A moda é nova, mas, em Portugal, o fado, a dieta mediterrânica, o cante
alentejano, os chocalhos e a olaria preta de Bisalhães já tinham sido
elevados aos píncaros do Património Cultural Imaterial da Humanidade.
Seguiram-se a falcoaria, a louça de Estremoz e os Caretos de Podence,
até ver. Fixemo-nos, porém, na falcoaria. A falcoaria, numa das suas
definições mais acessíveis, é a arte de treinar e cuidar de falcões e
outras aves de rapina para a caça.
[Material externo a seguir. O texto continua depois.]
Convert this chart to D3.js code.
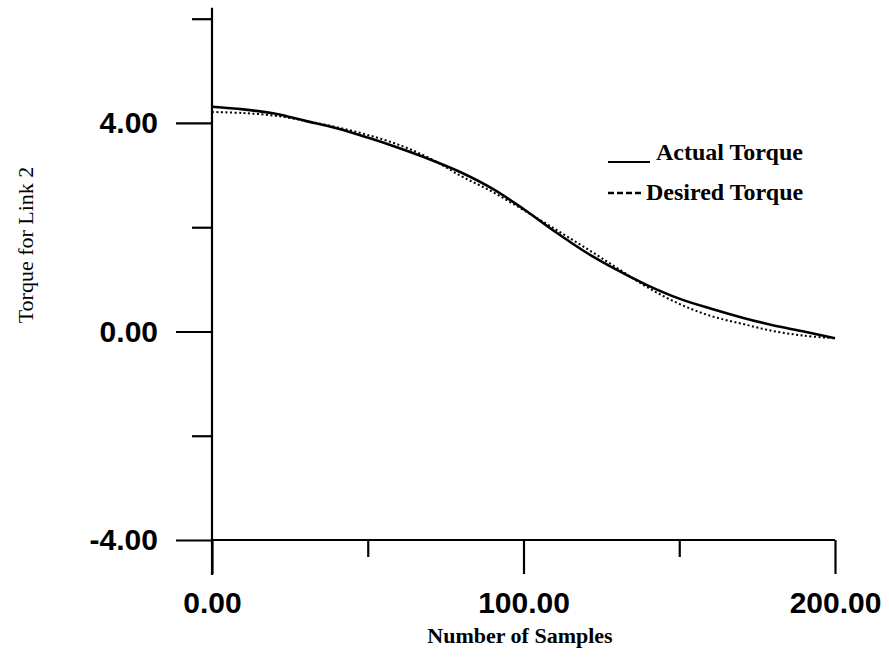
<!DOCTYPE html>
<html>
<head>
<meta charset="utf-8">
<script src="https://cdn.jsdelivr.net/npm/d3@7"></script>
<style>
  html, body { margin: 0; padding: 0; background: #fff; }
  svg { display: block; }
</style>
</head>
<body>
<svg id="chart" width="889" height="658"></svg>
<script>
const samples = [0, 10, 20, 30, 40, 50, 60, 70, 80, 90, 100, 110, 120, 130, 140, 150, 160, 170, 180, 190, 200];
const actualTorque = [4.31, 4.26, 4.18, 4.04, 3.90, 3.72, 3.52, 3.30, 3.05, 2.74, 2.35, 1.92, 1.52, 1.18, 0.88, 0.63, 0.44, 0.27, 0.12, 0.00, -0.13];
const desiredTorque = [4.21, 4.19, 4.14, 4.04, 3.92, 3.77, 3.58, 3.32, 2.98, 2.68, 2.33, 1.97, 1.60, 1.22, 0.84, 0.53, 0.30, 0.15, 0.01, -0.08, -0.13];

const xMajorTicks = [0, 100, 200];
const xMinorTicks = [50, 150];
const xTickLabels = ["0.00", "100.00", "200.00"];
const yMajorTicks = [-4, 0, 4];
const yMinorTicks = [-2, 2, 6];
const yTickLabels = ["-4.00", "0.00", "4.00"];

const xTitle = "Number of Samples";
const yTitle = "Torque for Link 2";
const legendLabels = ["Actual Torque", "Desired Torque"];

const svg = d3.select("#chart");
const x = d3.scaleLinear().domain([0, 200]).range([212, 835]);
const y = d3.scaleLinear().domain([-4, 6]).range([540, 18.7]);

const ink = "#000";

// y axis line (extends above top tick and below x axis)
svg.append("line")
  .attr("x1", x(0)).attr("x2", x(0))
  .attr("y1", y(6) - 11).attr("y2", y(-4) + 35)
  .attr("stroke", ink).attr("stroke-width", 2.2);

// x axis line
svg.append("line")
  .attr("x1", x(0)).attr("x2", x(200))
  .attr("y1", y(-4)).attr("y2", y(-4))
  .attr("stroke", ink).attr("stroke-width", 2.2);

// x axis ticks (downward)
const xAxisMajor = d3.axisBottom(x).tickValues(xMajorTicks)
  .tickSize(34).tickSizeOuter(0).tickFormat((d, i) => xTickLabels[i]).tickPadding(18);
const gxM = svg.append("g").attr("transform", `translate(0,${y(-4)})`).call(xAxisMajor);
gxM.select(".domain").remove();
gxM.selectAll(".tick line").attr("stroke", ink).attr("stroke-width", 2.2);
gxM.selectAll(".tick text")
  .attr("fill", ink)
  .style("font-family", "'Liberation Sans', Arial, sans-serif")
  .style("font-weight", "bold")
  .style("font-size", "30px");

const xAxisMinor = d3.axisBottom(x).tickValues(xMinorTicks)
  .tickSize(17).tickSizeOuter(0).tickFormat("");
const gxm = svg.append("g").attr("transform", `translate(0,${y(-4)})`).call(xAxisMinor);
gxm.select(".domain").remove();
gxm.selectAll(".tick line").attr("stroke", ink).attr("stroke-width", 2.2);

// y axis ticks (leftward)
const yAxisMajor = d3.axisLeft(y).tickValues(yMajorTicks)
  .tickSize(36).tickSizeOuter(0).tickFormat((d, i) => yTickLabels[i]).tickPadding(18);
const gyM = svg.append("g").attr("transform", `translate(${x(0)},0)`).call(yAxisMajor);
gyM.select(".domain").remove();
gyM.selectAll(".tick line").attr("stroke", ink).attr("stroke-width", 2.2);
gyM.selectAll(".tick text")
  .attr("fill", ink)
  .style("font-family", "'Liberation Sans', Arial, sans-serif")
  .style("font-weight", "bold")
  .style("font-size", "30px");

const yAxisMinor = d3.axisLeft(y).tickValues(yMinorTicks)
  .tickSize(20).tickSizeOuter(0).tickFormat("");
const gym = svg.append("g").attr("transform", `translate(${x(0)},0)`).call(yAxisMinor);
gym.select(".domain").remove();
gym.selectAll(".tick line").attr("stroke", ink).attr("stroke-width", 2.2);

// curves
const lineGen = (vals) => d3.line()
  .x((d, i) => x(samples[i]))
  .y(d => y(d))
  .curve(d3.curveCatmullRom.alpha(0.5))(vals);

svg.append("path")
  .attr("d", lineGen(desiredTorque))
  .attr("fill", "none")
  .attr("stroke", ink)
  .attr("stroke-width", 2)
  .attr("stroke-dasharray", "2,2.5");

svg.append("path")
  .attr("d", lineGen(actualTorque))
  .attr("fill", "none")
  .attr("stroke", ink)
  .attr("stroke-width", 2.6);

// axis titles
svg.append("text")
  .attr("x", 520).attr("y", 643)
  .attr("text-anchor", "middle")
  .attr("fill", ink)
  .style("font-family", "'Liberation Serif', 'Times New Roman', serif")
  .style("font-weight", "bold")
  .style("font-size", "22px")
  .text(xTitle);

svg.append("text")
  .attr("transform", `translate(33,${245}) rotate(-90)`)
  .attr("text-anchor", "middle")
  .attr("fill", ink)
  .style("font-family", "'Liberation Serif', 'Times New Roman', serif")
  .style("font-size", "22px")
  .text(yTitle);

// legend
const legend = svg.append("g");
legend.append("line")
  .attr("x1", 608).attr("x2", 650).attr("y1", 162).attr("y2", 162)
  .attr("stroke", ink).attr("stroke-width", 2.2);
legend.append("text")
  .attr("x", 656).attr("y", 160)
  .attr("fill", ink)
  .style("font-family", "'Liberation Serif', 'Times New Roman', serif")
  .style("font-weight", "bold")
  .style("font-size", "24px")
  .text(legendLabels[0]);
legend.append("line")
  .attr("x1", 608).attr("x2", 642).attr("y1", 193).attr("y2", 193)
  .attr("stroke", ink).attr("stroke-width", 2.6)
  .attr("stroke-dasharray", "6,3");
legend.append("text")
  .attr("x", 646).attr("y", 200)
  .attr("fill", ink)
  .style("font-family", "'Liberation Serif', 'Times New Roman', serif")
  .style("font-weight", "bold")
  .style("font-size", "24px")
  .text(legendLabels[1]);
</script>
</body>
</html>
Os falcões e colaterais contrafacções
caçam, matam e comem, em geral, outras aves e pequenos quadrúpedos que
não têm lóbi na UNESCO. Está certo: a UNESCO é uma organização das
Nações Unidas que visa contribuir para a paz e segurança no mundo
mediante a educação, a ciência, a cultura e as comunicações. Com a
falcoaria ficámos irremediavelmente lançados. Eu, por mim, penso agora
nos sapateiros, nas mulheres-a-dias, nos falsos licenciados, nos
periquitos, nos tocadores de punhetas, nos perdigueiros e, andava com
esta ferrada há que tempos, nos furões.
Por exemplo, as Janeiras, os Reis, as novenas, o terço e a bênção do Santíssimo. Porque não? As marchas de Lisboa e as rusgas do Porto e o Pai das Orelheiras e o carnaval de Ovar e as "Velhas" da Terceira e as adufeiras de Monsanto e a Justiça de Fafe e os zés-pereiras e os cabeçudos e os gigantones. Ou a cantiga no duche, ou a lengalenga do avô, ou a arenga de bêbado, ou o apita-o-comboio, ou o atirei-o-pau-ao-gato, ou o areias-era-um-camelo. Ou o canto pimba, ou o canto neiro. Porque não?
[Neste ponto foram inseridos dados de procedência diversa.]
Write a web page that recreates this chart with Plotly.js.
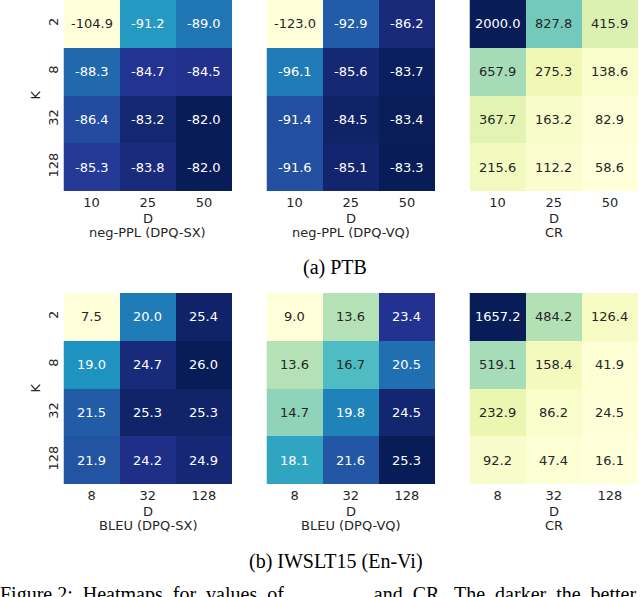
<!DOCTYPE html>
<html>
<head>
<meta charset="utf-8">
<script src="https://cdn.plot.ly/plotly-3.0.1.min.js"></script>
<style>html,body{margin:0;padding:0;background:#fff;}#chart{width:640px;height:597px;}</style>
</head>
<body>
<div id="chart"></div>
<script>
// ---- data ----
const K_LABELS = ['2', '8', '32', '128'];
const PTB_D = ['10', '25', '50'];
const IWSLT_D = ['8', '32', '128'];

const PTB_NEGPPL_SX = [[-104.9, -91.2, -89.0], [-88.3, -84.7, -84.5], [-86.4, -83.2, -82.0], [-85.3, -83.8, -82.0]];
const PTB_NEGPPL_VQ = [[-123.0, -92.9, -86.2], [-96.1, -85.6, -83.7], [-91.4, -84.5, -83.4], [-91.6, -85.1, -83.3]];
const PTB_CR = [[2000.0, 827.8, 415.9], [657.9, 275.3, 138.6], [367.7, 163.2, 82.9], [215.6, 112.2, 58.6]];
const IWSLT_BLEU_SX = [[7.5, 20.0, 25.4], [19.0, 24.7, 26.0], [21.5, 25.3, 25.3], [21.9, 24.2, 24.9]];
const IWSLT_BLEU_VQ = [[9.0, 13.6, 23.4], [13.6, 16.7, 20.5], [14.7, 19.8, 24.5], [18.1, 21.6, 25.3]];
const IWSLT_CR = [[1657.2, 484.2, 126.4], [519.1, 158.4, 41.9], [232.9, 86.2, 24.5], [92.2, 47.4, 16.1]];

const SUBTITLES = ['neg-PPL (DPQ-SX)', 'neg-PPL (DPQ-VQ)', 'CR', 'BLEU (DPQ-SX)', 'BLEU (DPQ-VQ)', 'CR'];
const CAPTION_A = '(a) PTB';
const CAPTION_B = '(b) IWSLT15 (En-Vi)';
const FIG_CAPTION = 'Figure 2:  Heatmaps  for  values  of                  and  CR.  The  darker  the  better.';

// ---- style ----
const W = 640, H = 597;
const YLGNBU = ['#ffffd9', '#edf8b1', '#c7e9b4', '#7fcdbb', '#41b6c4', '#1d91c0', '#225ea8', '#253494', '#081d58'];
const colorscale = YLGNBU.map((c, i) => [i / (YLGNBU.length - 1), c]);
const COL_X = [63.5, 266.5, 469.5];
const CELL_W = 168.5;
const ROW_TOP = [0, 293];
const CELL_H = 191;
const FONT = 'DejaVu Sans, sans-serif';
const TXT = '#262626';

function hexToRgb(h) { return [1, 3, 5].map(i => parseInt(h.substr(i, 2), 16)); }
function colorAt(t) {
  const n = YLGNBU.length - 1;
  const p = Math.max(0, Math.min(1, t)) * n;
  const i = Math.min(Math.floor(p), n - 1);
  const f = p - i;
  const a = hexToRgb(YLGNBU[i]), b = hexToRgb(YLGNBU[i + 1]);
  return a.map((v, k) => v + (b[k] - v) * f);
}
function lum(rgb) {
  const l = rgb.map(v => { v /= 255; return v <= 0.03928 ? v / 12.92 : Math.pow((v + 0.055) / 1.055, 2.4); });
  return 0.2126 * l[0] + 0.7152 * l[1] + 0.0722 * l[2];
}

const panels = [
  { z: PTB_NEGPPL_SX, x: PTB_D }, { z: PTB_NEGPPL_VQ, x: PTB_D }, { z: PTB_CR, x: PTB_D },
  { z: IWSLT_BLEU_SX, x: IWSLT_D }, { z: IWSLT_BLEU_VQ, x: IWSLT_D }, { z: IWSLT_CR, x: IWSLT_D }
];

const data = [];
const layout = {
  width: W, height: H,
  margin: { l: 0, r: 0, t: 0, b: 0 },
  paper_bgcolor: '#fff', plot_bgcolor: '#fff',
  showlegend: false,
  annotations: []
};

panels.forEach((p, idx) => {
  const row = Math.floor(idx / 3), col = idx % 3;
  const n = idx + 1;
  const xa = 'x' + (n === 1 ? '' : n), ya = 'y' + (n === 1 ? '' : n);
  data.push({
    type: 'heatmap', z: p.z, x: p.x, y: K_LABELS,
    xaxis: xa, yaxis: ya, colorscale: colorscale, showscale: false,
    hoverinfo: 'z'
  });
  const x0 = COL_X[col] / W, x1 = (COL_X[col] + CELL_W) / W;
  const y1 = 1 - ROW_TOP[row] / H, y0 = 1 - (ROW_TOP[row] + CELL_H) / H;
  layout['xaxis' + (n === 1 ? '' : n)] = {
    domain: [x0, x1], anchor: ya, type: 'category',
    showgrid: false, zeroline: false, showline: false, ticks: '',
    tickfont: { family: FONT, size: 13, color: TXT }, ticklabelstandoff: 2
  };
  layout['yaxis' + (n === 1 ? '' : n)] = {
    domain: [y0, y1], anchor: xa, type: 'category', autorange: 'reversed',
    showgrid: false, zeroline: false, showline: false, ticks: '',
    showticklabels: col === 0, tickangle: -90,
    tickfont: { family: FONT, size: 13, color: TXT }, ticklabelstandoff: 2
  };
  // cell values (category index positions)
  const flat = p.z.flat();
  const zmin = Math.min(...flat), zmax = Math.max(...flat);
  p.z.forEach((r, i) => r.forEach((v, j) => {
    const c = colorAt((v - zmin) / (zmax - zmin));
    layout.annotations.push({
      xref: xa, yref: ya, x: j, y: i, text: v.toFixed(1), showarrow: false,
      font: { family: FONT, size: 13, color: lum(c) > 0.408 ? TXT : '#ffffff' }
    });
  }));
  const cx = (COL_X[col] + CELL_W / 2) / W;
  const bottom = ROW_TOP[row] + CELL_H;
  layout.annotations.push({
    xref: 'paper', yref: 'paper', x: cx, y: 1 - (bottom + 27) / H, yanchor: 'middle', xanchor: 'center',
    text: 'D', showarrow: false, font: { family: FONT, size: 13, color: TXT }
  });
  layout.annotations.push({
    xref: 'paper', yref: 'paper', x: cx, y: 1 - (bottom + 41.5) / H, yanchor: 'middle', xanchor: 'center',
    text: SUBTITLES[idx], showarrow: false, font: { family: FONT, size: 13, color: TXT }
  });
  if (col === 0) {
    layout.annotations.push({
      xref: 'paper', yref: 'paper', x: 35 / W, y: 1 - (ROW_TOP[row] + CELL_H / 2) / H,
      xanchor: 'center', yanchor: 'middle', textangle: -90,
      text: 'K', showarrow: false, font: { family: FONT, size: 13, color: TXT }
    });
  }
});

const SERIF = 'Liberation Serif, Times New Roman, serif';
layout.annotations.push({
  xref: 'paper', yref: 'paper', x: 335 / W, y: 1 - 267 / H, xanchor: 'center', yanchor: 'middle',
  text: CAPTION_A, showarrow: false, font: { family: SERIF, size: 20, color: '#000' }
});
layout.annotations.push({
  xref: 'paper', yref: 'paper', x: 336 / W, y: 1 - 561 / H, xanchor: 'center', yanchor: 'middle',
  text: CAPTION_B, showarrow: false, font: { family: SERIF, size: 20, color: '#000' }
});
layout.annotations.push({
  xref: 'paper', yref: 'paper', x: -2 / W, y: 1 - 594 / H, xanchor: 'left', yanchor: 'middle',
  text: FIG_CAPTION, showarrow: false, font: { family: SERIF, size: 20, color: '#000' }
});

Plotly.newPlot('chart', data, layout, { staticPlot: true, displayModeBar: false });
</script>
</body>
</html>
Por exemplo, os ranchos folclóricos, os conjuntos típicos, a Maria Albertina e o António Mafra, os grupos excursionistas, os motoclubes e as motosserras. Ou as bandas de música. Porque não? Ou os bandos de malfeitores. Ou os submarinos e os bancos, os salgados e os doces, da alheira de Mirandela ao pastel de Belém. Porque não?
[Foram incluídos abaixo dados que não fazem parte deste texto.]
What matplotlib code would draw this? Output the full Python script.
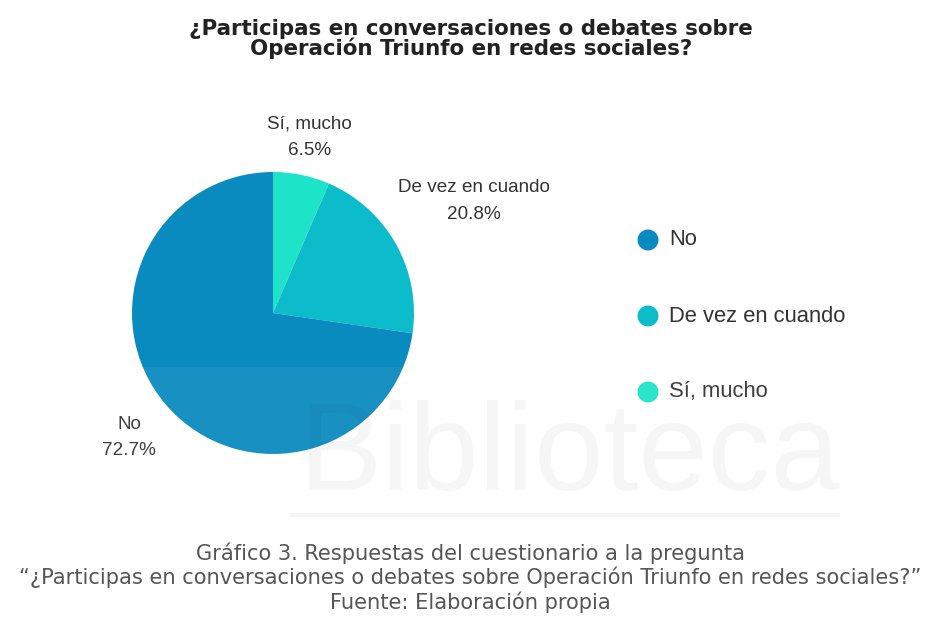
import matplotlib
matplotlib.use("Agg")
import matplotlib.pyplot as plt
import numpy as np
from matplotlib.patches import Rectangle, Ellipse

categories = ["Sí, mucho", "De vez en cuando", "No"]
values = [6.5, 20.8, 72.7]
colors = ["#1de3c9", "#0cbccb", "#0a8bbf"]
legend_order = ["No", "De vez en cuando", "Sí, mucho"]
label_radius = [1.27, 1.63, 1.35]

title = "¿Participas en conversaciones o debates sobre\nOperación Triunfo en redes sociales?"
caption = ["Gráfico 3. Respuestas del cuestionario a la pregunta",
           "“¿Participas en conversaciones o debates sobre Operación Triunfo en redes sociales?”",
           "Fuente: Elaboración propia"]

W, H = 940, 621
fig = plt.figure(figsize=(W / 100, H / 100), dpi=100)
plt.rcParams['font.family'] = ['Liberation Sans', 'DejaVu Sans']

def px(x, y):
    return x / W, 1 - y / H

# title
fig.text(*px(471, 39), title, ha="center", va="center", fontsize=15.4,
         fontweight="bold", color="#222222", linespacing=0.93,
         family=["DejaVu Sans"])

# pie
cx, cy, r = 273, 313, 141
ax = fig.add_axes([(cx - r) / W, (H - cy - r) / H, 2 * r / W, 2 * r / H])
wedges, _ = ax.pie(values, colors=colors, startangle=90, counterclock=False,
                   radius=1.0, wedgeprops=dict(linewidth=0))
ax.set_xlim(-1, 1)
ax.set_ylim(-1, 1)
ax.set_aspect("equal")
ax.axis("off")

for w, cat, v, lr in zip(wedges, categories, values, label_radius):
    ang = np.deg2rad((w.theta1 + w.theta2) / 2)
    ax.text(lr * np.cos(ang), lr * np.sin(ang), f"{cat}\n{v}%", ha="center",
            va="center", fontsize=13.6, color="#333333", linespacing=1.72,
            clip_on=False)

# legend
col_map = dict(zip(categories, colors))
ys = [240, 316, 392]
for name, y in zip(legend_order, ys):
    fig.add_artist(Ellipse(px(648, y), 21 / W, 21 / H, transform=fig.transFigure,
                           color=col_map[name], lw=0))
    fig.text(*px(669, y), name, ha="left", va="center", fontsize=15.8,
             color="#333333")

# faint watermark
fig.add_artist(Rectangle(px(95, 520), 780 / W, 153 / H, transform=fig.transFigure,
                         color="#ffffff", alpha=0.06, lw=0, zorder=5))
fig.text(*px(570, 458), "Biblioteca", ha="center", va="center", fontsize=90,
         color="#000000", alpha=0.035, zorder=6)
fig.add_artist(Rectangle(px(290, 517), 550 / W, 4 / H, transform=fig.transFigure,
                         color="#000000", alpha=0.04, lw=0, zorder=6))

# caption
for i, line in enumerate(caption):
    fig.text(*px(470, 553 + 24.5 * i), line, ha="center", va="center",
             fontsize=15.1, color="#555555", family=["DejaVu Sans"])

fig.savefig("out.png", dpi=100)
Por exemplo, o manguito do Bordalo. Ou o caralho das Caldas. Porque não?
Por exemplo, o assobio. Porque não?
Com assinalável pertinácia, Portugal mete os dedos à boca e vomita património e material da omaninade por todos os lados. Um destes dias, sem darmos fé, estamos todos condecorados. Da cabeça aos pés.
P.S. - O Zé Povinho de Rafael Bordalo Pinheiro apareceu pela primeira vez no jornal satírico "Lanterna Mágica" no dia 12 de Junho de 1875.